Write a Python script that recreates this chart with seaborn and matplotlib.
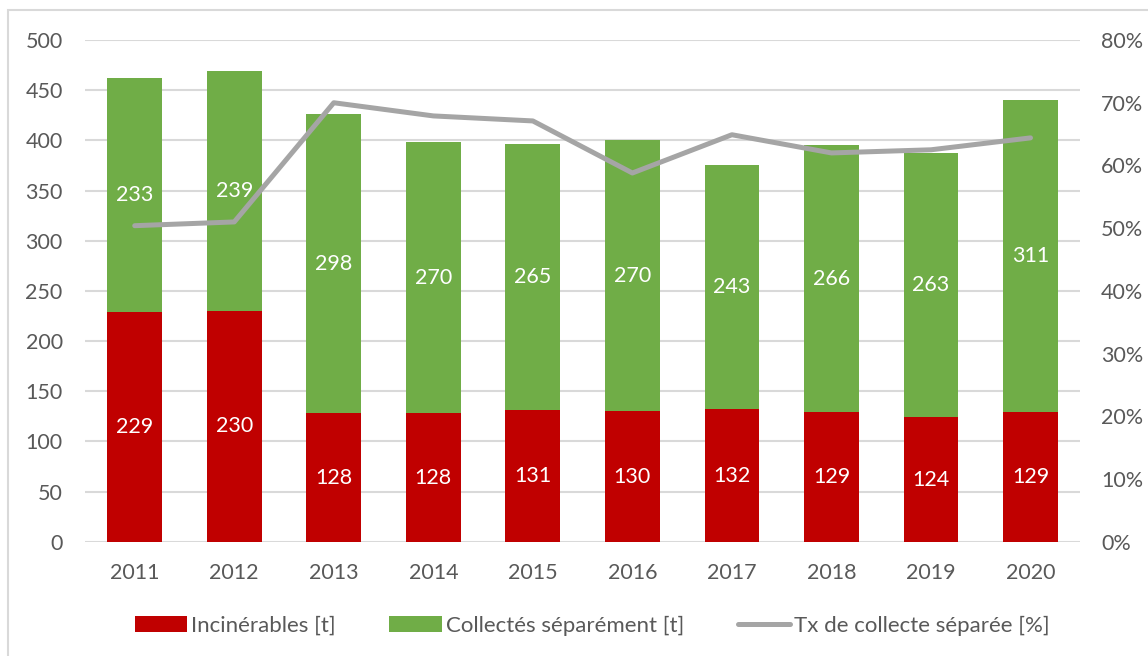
import matplotlib
matplotlib.use("Agg")
import matplotlib.pyplot as plt
import seaborn as sns
import numpy as np
import pandas as pd
from matplotlib.patches import Patch, Rectangle
from matplotlib.lines import Line2D
from matplotlib.ticker import FuncFormatter

years = ["2011", "2012", "2013", "2014", "2015", "2016", "2017", "2018", "2019", "2020"]
incinerables = [229, 230, 128, 128, 131, 130, 132, 129, 124, 129]
collectes = [233, 239, 298, 270, 265, 270, 243, 266, 263, 311]
taux = [50.4, 51.0, 70.0, 67.9, 67.1, 58.8, 64.9, 62.0, 62.5, 64.4]

RED = "#C00000"
GREEN = "#70AD47"
GRAY_LINE = "#A5A5A5"
TXT = "#595959"
GRID = "#D9D9D9"
FS = 15.5

sns.set_theme(style="white")
plt.rcParams["font.family"] = ["Lato", "DejaVu Sans"]

df = pd.DataFrame({"year": years, "inc": incinerables, "col": collectes, "tx": taux})
df["total"] = df["inc"] + df["col"]

fig = plt.figure(figsize=(11.48, 6.56), dpi=100)
ax = fig.add_axes([0.074, 0.174, 0.867, 0.765])

sns.barplot(data=df, x="year", y="total", color=GREEN, width=0.55, ax=ax,
            saturation=1, edgecolor="none", zorder=2)
sns.barplot(data=df, x="year", y="inc", color=RED, width=0.55, ax=ax,
            saturation=1, edgecolor="none", zorder=3)

ax.set_ylim(0, 500)
ax.set_yticks(range(0, 501, 50))
ax.set_xlim(-0.5, len(years) - 0.5)
ax.set_xlabel("")
ax.set_ylabel("")
ax.grid(axis="y", color=GRID, linewidth=1.5, zorder=0)
ax.set_axisbelow(True)
for s in ax.spines.values():
    s.set_visible(False)
ax.tick_params(axis="y", length=0, pad=16, labelsize=FS, labelcolor=TXT)
ax.tick_params(axis="x", length=0, pad=15, labelsize=FS, labelcolor=TXT)

# data labels
for i, (a, b) in enumerate(zip(incinerables, collectes)):
    ax.text(i, a / 2, str(a), ha="center", va="center", color="white", fontsize=FS, zorder=5)
    ax.text(i, a + b / 2, str(b), ha="center", va="center", color="white", fontsize=FS, zorder=5)

ax2 = ax.twinx()
sns.pointplot(data=df, x="year", y="tx", ax=ax2, color=GRAY_LINE, markers="",
              linewidth=3.6, errorbar=None)
for ln in ax2.lines:
    ln.set_solid_joinstyle("round")
    ln.set_solid_capstyle("round")
ax2.set_ylim(0, 80)
ax2.set_yticks(range(0, 81, 10))
ax2.yaxis.set_major_formatter(FuncFormatter(lambda v, p: f"{int(v)}%"))
ax2.set_xlim(-0.5, len(years) - 0.5)
ax2.set_ylabel("")
ax2.set_xlabel("")
for s in ax2.spines.values():
    s.set_visible(False)
ax2.tick_params(axis="y", length=0, pad=15, labelsize=FS, labelcolor=TXT)
ax2.grid(False)

handles = [
    Patch(facecolor=RED, edgecolor="none", label="Incinérables [t]"),
    Patch(facecolor=GREEN, edgecolor="none", label="Collectés séparément [t]"),
    Line2D([0], [0], color=GRAY_LINE, linewidth=3.6, solid_capstyle="round",
           label="Tx de collecte séparée [%]"),
]
leg = fig.legend(handles=handles, loc="center", bbox_to_anchor=(0.516, 0.046), ncol=3,
                 frameon=False, fontsize=16, handlelength=2.35, handleheight=0.7,
                 handletextpad=0.2, columnspacing=2.4)
for t in leg.get_texts():
    t.set_color(TXT)

fig.patches.append(Rectangle((8 / 1148, -0.05), 1.2, 0.985 + 0.05, transform=fig.transFigure,
                             fill=False, edgecolor=GRID, linewidth=1.5))

fig.savefig("out.png", dpi=100)
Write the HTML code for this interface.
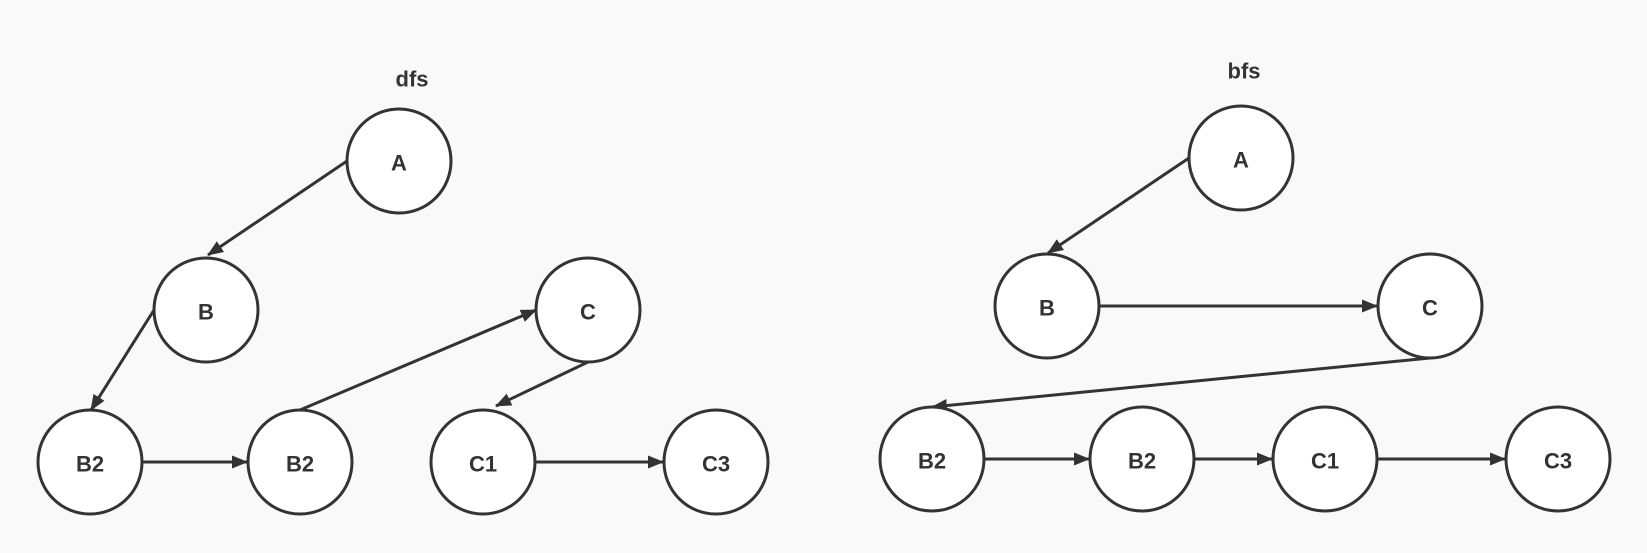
<!DOCTYPE html>
<html><head><style>
html,body{margin:0;padding:0;background:#f9f9f9;}
svg{display:block}
text{font-family:"Liberation Sans",sans-serif;font-weight:bold;font-size:22px;fill:#333;text-anchor:middle;dominant-baseline:central}
</style></head><body>
<svg width="1647" height="553" viewBox="0 0 1647 553">
<defs><marker id="ar" markerWidth="16" markerHeight="13" refX="15" refY="6.5" orient="auto" markerUnits="userSpaceOnUse"><path d="M0,0 L16,6.5 L0,13 Z" fill="#333"/></marker></defs>
<rect width="1647" height="553" fill="#f9f9f9"/>
<g stroke="#333" stroke-width="3" fill="none" marker-end="url(#ar)">
<line x1="347" y1="161" x2="208" y2="255"/>
<line x1="154" y1="310" x2="91" y2="410"/>
<line x1="142" y1="462" x2="247" y2="462"/>
<line x1="300" y1="410" x2="536" y2="310"/>
<line x1="588" y1="362" x2="496" y2="406"/>
<line x1="535" y1="462" x2="663" y2="462"/>
<line x1="1189" y1="158" x2="1048" y2="253"/>
<line x1="1099" y1="306" x2="1377" y2="306"/>
<line x1="1430" y1="358" x2="932" y2="407"/>
<line x1="984" y1="459" x2="1089" y2="459"/>
<line x1="1194" y1="459" x2="1272" y2="459"/>
<line x1="1377" y1="459" x2="1505" y2="459"/>
</g>
<g stroke="#333" stroke-width="3" fill="#fff">
<circle cx="399" cy="161" r="52"/>
<circle cx="206" cy="310" r="52"/>
<circle cx="588" cy="310" r="52"/>
<circle cx="90" cy="462" r="52"/>
<circle cx="300" cy="462" r="52"/>
<circle cx="483" cy="462" r="52"/>
<circle cx="716" cy="462" r="52"/>
<circle cx="1241" cy="158" r="52"/>
<circle cx="1047" cy="306" r="52"/>
<circle cx="1430" cy="306" r="52"/>
<circle cx="932" cy="459" r="52"/>
<circle cx="1142" cy="459" r="52"/>
<circle cx="1325" cy="459" r="52"/>
<circle cx="1558" cy="459" r="52"/>
</g>
<text x="412" y="79">dfs</text>
<text x="399" y="163">A</text>
<text x="206" y="312">B</text>
<text x="588" y="312">C</text>
<text x="90" y="464">B2</text>
<text x="300" y="464">B2</text>
<text x="483" y="464">C1</text>
<text x="716" y="464">C3</text>
<text x="1244" y="71">bfs</text>
<text x="1241" y="160">A</text>
<text x="1047" y="308">B</text>
<text x="1430" y="308">C</text>
<text x="932" y="461">B2</text>
<text x="1142" y="461">B2</text>
<text x="1325" y="461">C1</text>
<text x="1558" y="461">C3</text>
</svg>
</body></html>
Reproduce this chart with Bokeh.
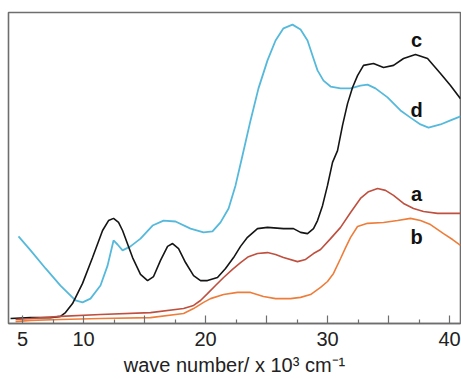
from bokeh.plotting import figure
from bokeh.models import Range1d, FixedTicker
from bokeh.core.properties import value
from bokeh.embed import file_html
from bokeh.resources import INLINE

# wave number (x 10^3 cm^-1) and absorbance (arbitrary units)
a_x = [4.43, 5.66, 8.11, 11.39, 15.49, 18.20, 19.02, 19.59, 20.16, 20.82, 21.48, 22.21, 22.87, 23.52,
       24.26, 25.08, 25.74, 26.39, 27.54, 28.20, 28.85, 29.43, 30.25, 31.07, 31.89, 32.70, 33.36,
       34.10, 34.75, 35.41, 36.23, 37.05, 37.87, 39.02, 40.08, 40.90]
a_y = [0.013, 0.016, 0.023, 0.029, 0.035, 0.048, 0.058, 0.074, 0.096, 0.122, 0.148, 0.174, 0.196, 0.215,
       0.225, 0.228, 0.222, 0.212, 0.199, 0.206, 0.225, 0.238, 0.273, 0.309, 0.357, 0.402, 0.424,
       0.434, 0.428, 0.412, 0.386, 0.370, 0.360, 0.354, 0.354, 0.354]

b_x = [4.43, 5.66, 8.11, 11.39, 15.49, 18.20, 19.02, 19.84, 20.41, 21.48, 22.62, 23.69, 24.75, 25.74,
       26.97, 27.79, 28.61, 29.43, 30.00, 30.49, 31.07, 31.48, 31.89, 32.46, 33.28, 34.59, 35.74,
       36.80, 37.62, 38.44, 39.51, 40.25, 40.90]
b_y = [0.006, 0.010, 0.013, 0.016, 0.019, 0.032, 0.048, 0.068, 0.080, 0.093, 0.100, 0.100, 0.087, 0.080,
       0.080, 0.084, 0.093, 0.116, 0.135, 0.161, 0.209, 0.244, 0.277, 0.312, 0.322, 0.325, 0.331,
       0.338, 0.331, 0.318, 0.289, 0.270, 0.251]

c_x = [4.02, 5.66, 7.30, 8.11, 8.52, 9.10, 9.92, 10.74, 11.56, 12.05, 12.46, 12.87, 13.20, 14.02,
       14.67, 15.25, 15.74, 16.31, 16.89, 17.30, 17.79, 18.36, 19.02, 19.59, 20.16, 20.98, 21.64,
       22.30, 22.87, 23.44, 24.26, 25.08, 26.39, 27.21, 27.79, 28.36, 28.85, 29.18, 29.59, 30.00,
       30.41, 30.82, 31.23, 31.64, 32.05, 32.46, 32.95, 33.77, 34.59, 35.41, 36.23, 37.21, 38.20,
       39.26, 40.08, 40.90]
c_y = [0.016, 0.019, 0.019, 0.023, 0.035, 0.064, 0.129, 0.212, 0.299, 0.331, 0.338, 0.325, 0.299, 0.212,
       0.158, 0.138, 0.151, 0.203, 0.248, 0.257, 0.241, 0.196, 0.154, 0.138, 0.138, 0.148, 0.177,
       0.212, 0.248, 0.277, 0.305, 0.309, 0.305, 0.305, 0.293, 0.289, 0.305, 0.331, 0.379, 0.444,
       0.518, 0.556, 0.637, 0.707, 0.759, 0.797, 0.830, 0.836, 0.823, 0.830, 0.852, 0.865, 0.852,
       0.804, 0.765, 0.723]

d_x = [4.67, 5.66, 6.89, 8.11, 9.34, 9.92, 10.57, 11.39, 11.97, 12.46, 12.79, 13.20, 13.85, 14.67,
       15.66, 16.56, 17.54, 18.77, 19.84, 20.57, 21.23, 21.89, 22.46, 23.03, 23.69, 24.34, 25.08,
       25.74, 26.39, 27.13, 27.79, 28.36, 28.85, 29.18, 29.67, 30.25, 31.07, 31.89, 32.70, 33.28,
       33.93, 34.92, 35.98, 36.80, 37.62, 38.28, 39.26, 40.08, 40.90]
d_y = [0.280, 0.235, 0.177, 0.122, 0.074, 0.068, 0.080, 0.122, 0.186, 0.267, 0.254, 0.235, 0.248, 0.273,
       0.315, 0.331, 0.328, 0.305, 0.293, 0.296, 0.325, 0.370, 0.444, 0.540, 0.653, 0.756, 0.846,
       0.910, 0.949, 0.961, 0.945, 0.910, 0.852, 0.814, 0.781, 0.762, 0.756, 0.756, 0.765, 0.768,
       0.756, 0.727, 0.685, 0.662, 0.640, 0.630, 0.640, 0.653, 0.666]

label_text = ["a", "b", "c", "d"]
label_x = [37.3, 37.3, 37.3, 37.3]
label_y = [0.418, 0.277, 0.910, 0.685]

major_ticks = [5, 10, 15, 20, 25, 30, 35, 40]
minor_ticks = [7.5, 12.5, 17.5, 22.5, 27.5, 32.5, 37.5]
tick_labels = {5: "5", 10: "10", 15: "", 20: "20", 25: "", 30: "30", 35: "", 40: "40"}

FONT = "Liberation Sans"
FRAME = "#6e6e6e"

p = figure(width=461, height=379, output_backend="svg", toolbar_location=None,
           x_range=Range1d(3.85, 40.9), y_range=Range1d(0, 1),
           y_axis_location=None, min_border_left=8, min_border_right=1,
           min_border_top=12, min_border_bottom=56)
p.grid.visible = False
p.background_fill_color = "white"
p.border_fill_color = "white"
p.outline_line_color = FRAME
p.outline_line_width = 1.6

ax = p.xaxis[0]
ax.ticker = FixedTicker(ticks=major_ticks, minor_ticks=minor_ticks)
ax.major_label_overrides = tick_labels
ax.axis_line_color = FRAME
ax.axis_line_width = 1.6
ax.major_tick_in = 8
ax.major_tick_out = 0
ax.minor_tick_in = 4
ax.minor_tick_out = 0
ax.major_tick_line_color = FRAME
ax.minor_tick_line_color = FRAME
ax.major_tick_line_width = 1.2
ax.minor_tick_line_width = 1.2
ax.major_label_text_font = FONT
ax.major_label_text_font_size = "20px"
ax.major_label_text_color = "#222222"
ax.major_label_standoff = 8
ax.axis_label = "wave number/ x 10\u00b3 cm\u207b\u00b9"
ax.axis_label_text_font = FONT
ax.axis_label_text_font_size = "20px"
ax.axis_label_text_font_style = "normal"
ax.axis_label_text_color = "#222222"
ax.axis_label_standoff = 5

p.line(d_x, d_y, line_color="#55b9dc", line_width=1.8)
p.line(c_x, c_y, line_color="#151515", line_width=1.6)
p.line(a_x, a_y, line_color="#bf4f3e", line_width=1.6)
p.line(b_x, b_y, line_color="#ee7d3a", line_width=1.6)

p.text(label_x, label_y, text=label_text, text_font=value(FONT), text_font_size="20px",
       text_font_style="bold", text_color="#111111", text_align="center", text_baseline="middle")

open("out.html", "w").write(file_html(p, INLINE))
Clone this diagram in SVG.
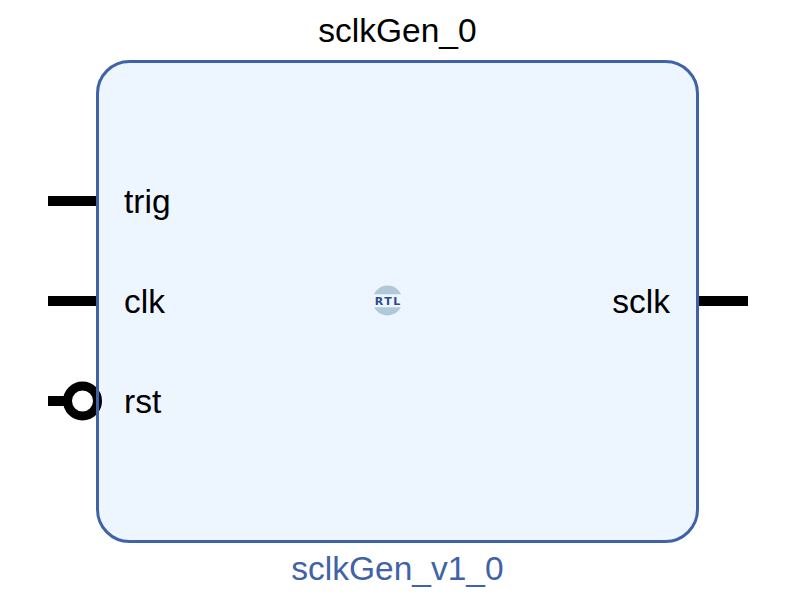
<svg xmlns="http://www.w3.org/2000/svg" width="793" height="600" viewBox="0 0 793 600">
<style>
text{font-family:"Liberation Sans",Arial,sans-serif;font-size:33.500px;fill:#000}
.pin{stroke:#000;stroke-width:10;fill:none}
</style>
<rect width="793" height="600" fill="#fff"/>
<g id="connectors">
<path class="pin" d="M48 201H98"/>
<path class="pin" d="M48 301H98"/>
<path class="pin" d="M48 401H68"/>
<path class="pin" d="M698 301H748"/>
</g>
<g id="block">
<rect x="97.500" y="61.500" width="600" height="480" rx="32" ry="32" fill="#edf5ff" stroke="#4063a5" stroke-width="3"/>
</g>
<g id="rst-bubble"><circle cx="82.500" cy="401" r="15" fill="#fff" stroke="#000" stroke-width="9"/>
<path d="M97.500 381V422" stroke="#4063a5" stroke-width="3"/></g>
<g id="title"><text x="397.500" y="42" text-anchor="middle">sclkGen_0</text></g>
<g id="subtitle"><text x="397.500" y="580" text-anchor="middle" style="fill:#4063a5">sclkGen_v1_0</text></g>
<g id="port-trig"><text x="124" y="213">trig</text></g>
<g id="port-clk"><text x="124" y="313">clk</text></g>
<g id="port-rst"><text x="124" y="413">rst</text></g>
<g id="port-sclk"><text x="670" y="313" text-anchor="end">sclk</text></g>
<g id="rtl-icon">
<circle cx="387.500" cy="300.500" r="15" fill="#b0c8d8"/>
<rect x="372" y="294.300" width="31" height="13" fill="#edf5ff"/>
<text x="388.200" y="305" text-anchor="middle" style="font-family:'DejaVu Sans',sans-serif;font-size:11px;font-weight:bold;fill:#2f4d85;letter-spacing:1.500px">RTL</text>
</g>
</svg>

------------------------------------------------------------------------

### The task
Find the lines of the material that hold the word "with" and report their count alone.

### The answer
2